Audio is offered in English 2.0 mono DTS-HD Master Audio, with optional English subtitles. While there’s a bit of background hiss audible at times, it’s an otherwise clean track, with clear dialogue. The overall fidelity is a bit limited, but the score from David Buttolph sounds fine.

Kino Lorber’s Blu-ray release of The Horse Soldiers includes a slipcover duplicating the artwork on the insert, as well as the following extras:

  • Audio Commentary by Joseph McBride
  • The Horse Soldiers Trailer (HD – 2:39)
  • Legend of the Lost Trailer (SD – 3:43)
  • Brannigan Trailer (HD – 2:23)
  • The Devil's Brigade Trailer (SD – 3:47)
  • The Revengers Trailer (Upscaled HD – 2:10)

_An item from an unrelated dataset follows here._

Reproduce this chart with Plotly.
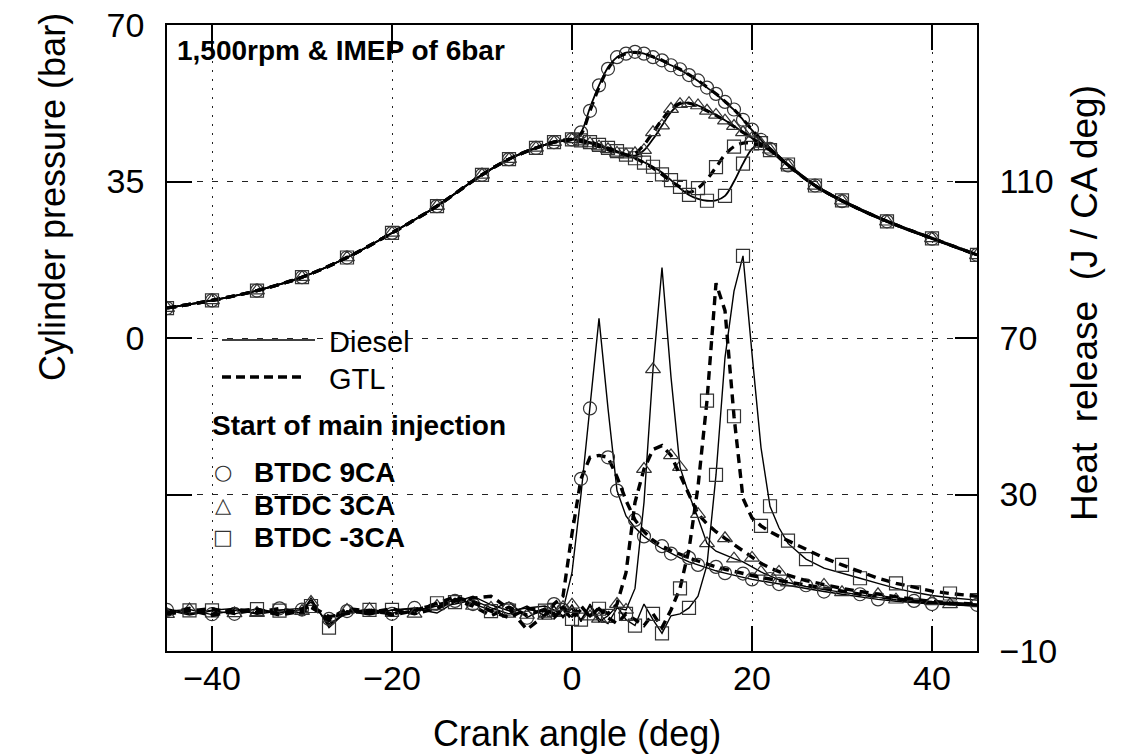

Joseph McBride is the author of the biography Searching for John Ford, and he also co-wrote the critical study John Ford along with Michael Wellington. While he doesn’t consider The Horse Soldiers to be one of Ford’s greatest films, he calls it a lesson on what a great director can do with a lesser script and a troubled production. McBride points out some of the flaws that he finds in the film, including the awkward romance between Wayne and Constance Towers, and the fact that the script never clarifies that the real purpose of Marlowe’s mission was to provide a diversion. Thankfully, he doesn’t dwell on those issues too much; instead, he spends more time detailing the troubled production, explaining the real-life history behind the fictional story, and giving biographical information about the participants. He ends by covering the tragic death of stuntman Fred Kennedy, and how it affected the film, as well as Ford himself. It’s a solid commentary track that acknowledges the issues in the film, while never losing sight of its strengths.

The Horse Soldiers may indeed have its flaws, but it’s still a worthy addition to the John Ford canon, and an important step in the progression of his filmography. Kino Lorber’s Blu-ray does offer marginal improvements over the previous MGM disc, and the addition of McBride’s commentary is another selling point. Owners of the old Blu-ray will have to decide for themselves if that’s enough to justify the upgrade, but for those who don’t, this Kino Lorber release is an essential pickup for fans of John Ford.